Making a point similar to R. R. Reno’s in The Bohemian Mystique is a writer for Mercatornet, reviewing the new book Pornland :
Historically speaking, the 1950s are typically associated with the rise of suburbia and infamous for Leave It To Beaver style pro-family media representations. Yet Hefner drew on a counter-cultural trend that encouraged men to resist marriage and embrace the bachelor lifestyle. The conformist male, so the argument went, was being robbed of his masculinity, freedom and sense of individuality, and women were singled out as the culprits.Described as greedy, manipulative, and lazy, America women were accused of emasculating men by dominating their husbands. Philip Wylie, in his book A Generation of Vipers wrote a scathing account of the American housewife: It is her man that worries about where to acquire the money while she worries about how to spend it, so he has ulcers and she has the guts of a bear.
Hefner exploited such messages relentlessly in Playboy, affirming that marriage and single women were the enemy of available men. A 1953 issue of Playboy warned men to beware of the month of June as women become more heated, more desperate and more dangerous. He worked hard to make it seem that the magazine was a respectable mens lifestyle magazine which celebrated upper-class bachelordom.
Reno examines the historical roots of the belief that to be “authentic” requires rejecting social norms and customs. This article raises the question of who is to blame for enforcing these norms and customs and thereby making their victims live inauthentic lives. The misogynist answer seems almost inevitable, especially when sexual “freedom” becomes widely understood as a necessity.
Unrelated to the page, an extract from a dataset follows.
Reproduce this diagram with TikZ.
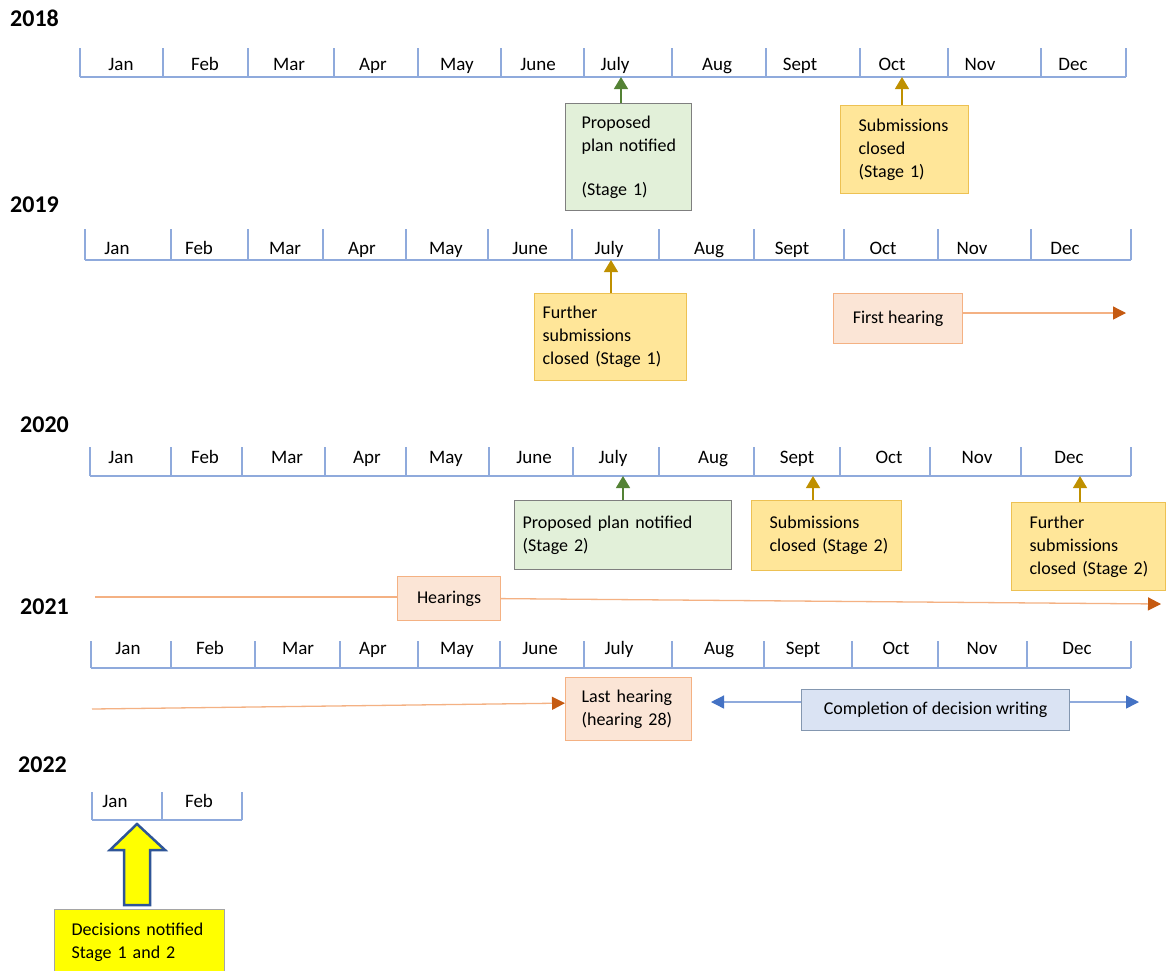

Men must have their freedom because they must be authentic; authenticity requires freedom from social norms and customs, especially restrictive ones; marriage is such a norm and custom, and a notably restrictive one; their wives (and even their girlfriends) want their exclusive commitment, which is to say, do not want them to have this freedom; therefore their wives and girlfriends want to doom them to inauthentic lives.
These men may once have pledged before the world to honor their vows “till death do us part,” but once they have accepted the bohemian mystique, and the bohemian ideal, they will be tempted to think things through the way I’ve described. And even if they reject the conclusion, they will feel it to be true, and that’s nearly as bad for them and their wives.